As an example, for my Data Engineering team, I set performance goals that encourage the following:

  • Technical Excellence
  • Deliver timely, high-quality work.
  • Insurance/Business Acumen
  • Professional Development
  • Potential

Each of these can be difficult to evaluate, but the goal is to define an interview structure that allows for sufficient time to dive into the specific aspects of the role, while also minimizing redundant questions.

For example, consider the current interview process for a Data Engineering Role in my current organization:

  • Recruiter Screen (30 minutes)
  • Hiring Manager Screen (45 minutes)
  • Panelist 1 (30 minutes)
  • Panelist 2 (30 minutes)
  • Panelist 3 (30 minutes)

This results in spending 2 hours and 45 minutes with a candidate. However, in an unstructured process, each panelist is likely asking 1-2 questions about technical capability, 1-2 questions about how they handle challenging tasks, and perhaps 1-2 questions about interpersonal communication. What this ultimately translates to is functionally the same 30 minute interview 4 different times. All this does is introduce more noise!

So how we do we fix this? Well, let’s establish a framework for structured Data Science/Engineering interviews:

1. Delegate specific responsibilities to your panel and develop a standard set of questions

Rather than the status quo approach outlined above, I suggest a new framework is that will delegate evaluation of specific categories to each member of the panel. This will require you to deeply trust the people who you select for your panels, and it will also require some preparation on both the panelist’s and the hiring manager’s part. For example:

  • Recruiter Screen: 1-2 core questions to serve as a filter
  • Hiring Manager Screen: Team Fit
  • Panelist 1: Technical Skills
  • Panelist 2: Business Scenarios
  • Panelist 3: Career Potential/Leadership

I would argue this results in a better interview experience for both the candidate and the interviewer. In the current “everyone-interviews-everything” approach, both the interviewer and the candidate are having to context shift every few minutes, and there is often not enough to get in-depth on any particular area when there is so much ground to cover. I’m not going to dive deep on any of the specific questions that should be asked, but that does lead me into the second point of our framework. I should also note that the particular focus areas you choose are subjective to your organization and the role you are hiring for; and the above areas are simply examples.

2. Collect Data on your Questions

Interview questions are an entire discussion in and of themselves. This article has previously outlined some philosophical thoughts on what sort of questions to ask, which can be used as a starting point for a hiring manager to create their own questions. Ultimately, hiring is a game of matching signals to outcomes. How can we “feature engineer” our questions if we don’t keep good data on them? I would suggest each interviewer maintain their own page of questions that focus on their particular area. These questions should be asked consistently to all candidates, and an interviewer should score their responses (at least briefly) in the interview as the questions are being asked to ensure the most robust feedback possible. That being said, A/B testing your interview questions, if done systematically, can help to improve your interview outcomes. This is something companies like Google do quite a bit of. Each interviewer should be able to provide a written record of the questions asked in the interview and how they scored that particular candidate.

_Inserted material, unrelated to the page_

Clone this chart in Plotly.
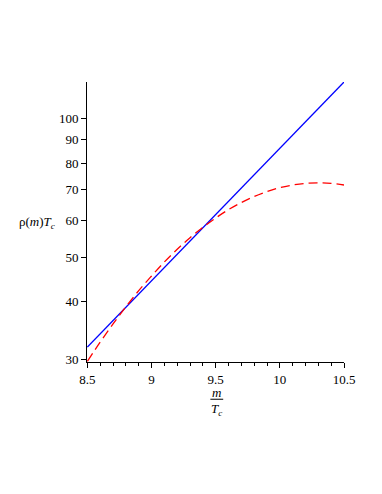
import plotly.graph_objects as go

# blue: straight line on the log axis (end points)
blue_x = [8.5, 10.5]
blue_y = [31.9, 120.0]

# red dashed curve, read at 0.1 steps
red_x = [8.5, 8.6, 8.7, 8.8, 8.9, 9.0, 9.1, 9.2, 9.3, 9.4, 9.5,
         9.6, 9.7, 9.8, 9.9, 10.0, 10.1, 10.2, 10.3, 10.4, 10.5]
red_y = [29.7, 32.7, 35.8, 39.0, 42.3, 45.5, 48.8, 52.0, 55.1, 58.0, 60.8,
         63.4, 65.7, 67.7, 69.4, 70.8, 71.7, 72.3, 72.5, 72.3, 71.7]

ytick_vals = [30, 40, 50, 60, 70, 80, 90, 100]
xtick_vals = [8.5, 9, 9.5, 10, 10.5]
xtick_text = ["8.5", "9", "9.5", "10", "10.5"]

fnt = "Liberation Serif, serif"

fig = go.Figure()
fig.add_trace(go.Scatter(x=blue_x, y=blue_y, mode="lines",
                         line=dict(color="#0000ff", width=1.3)))
fig.add_trace(go.Scatter(x=red_x, y=red_y, mode="lines", line_shape="spline",
                         line=dict(color="#ff0000", width=1.3, dash="9px,5px")))

# page body has an 8px margin, so margins are shifted by 8
fig.update_layout(
    width=382, height=494,
    margin=dict(l=79, r=46, t=74, b=140),
    paper_bgcolor="white", plot_bgcolor="white",
    showlegend=False,
    font=dict(family=fnt, size=13, color="black"),
    xaxis=dict(range=[8.497, 10.5], tickvals=xtick_vals, ticktext=xtick_text,
               showgrid=False, zeroline=False, showline=True, linecolor="black",
               linewidth=1, ticks="outside", ticklen=5, tickcolor="black",
               minor=dict(dtick=0.1, ticks="outside", ticklen=3, tickcolor="black")),
    yaxis=dict(type="log", range=[1.4713, 2.0792], tickvals=ytick_vals,
               showgrid=False, zeroline=False, showline=True, linecolor="black",
               linewidth=1, ticks="outside", ticklen=5, tickcolor="black"),
)

fig.add_annotation(text="ρ(<i>m</i>)<i>T</i><sub><i>c</i></sub>", xref="paper", yref="paper",
                   x=-0.115, y=0.5, xanchor="right", yanchor="middle",
                   showarrow=False, font=dict(family=fnt, size=13))
fig.add_annotation(text="<i>m</i>", xref="paper", yref="paper",
                   x=0.505, y=-0.11, xanchor="center", yanchor="middle",
                   showarrow=False, font=dict(family=fnt, size=13))
fig.add_annotation(text="<i>T</i><sub><i>c</i></sub>", xref="paper", yref="paper",
                   x=0.505, y=-0.17, xanchor="center", yanchor="middle",
                   showarrow=False, font=dict(family=fnt, size=13))
fig.add_shape(type="line", xref="paper", yref="paper",
              x0=0.48, x1=0.53, y0=-0.133, y1=-0.133,
              line=dict(color="black", width=1))

fig.write_html("out.html")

3. Use your data to make decisions

Ultimately, the data you collect is useless if you ignore it. I’d suggest evaluating candidates horizontally across a single question area rather than at a high-level. This is intended to help calibrate our expectations but also to help provide some internal consistency, especially if you are placing a higher weight on some questions compared to others. You should also evaluate the aggregated data on a regular basis. Especially if a candidate has been hired, correlate your interview data to their performance after 6 months in the role. This is an opportunity to modify your interview questions, or even change up your panel - it’s good to keep interviews somewhat fresh, but ultimately you should be optimizing toward a correlative maximum. This review should also evaluate your own internal consistency - if one is placing emphasis on certain skills, and yet continually hires candidates who perform weakly on evaluation of those skills, then the hiring manager either needs to recalibrate their process or what they are hiring for.

Final Thoughts

Interviewing is challenging. I know that’s a crazy statement, but even the best of companies struggle to hire effectively. I suggest that treating it as a noisy prediction problem allows one to determine some pathways to reduce the noise in our interview process, and hopefully make it more enjoyable and efficient for the both the interviewer and the candidate. The top candidates will judge your organization on just about everything, including your hiring process, and improving said process is ultimately a way to improve your positioning within the talent market.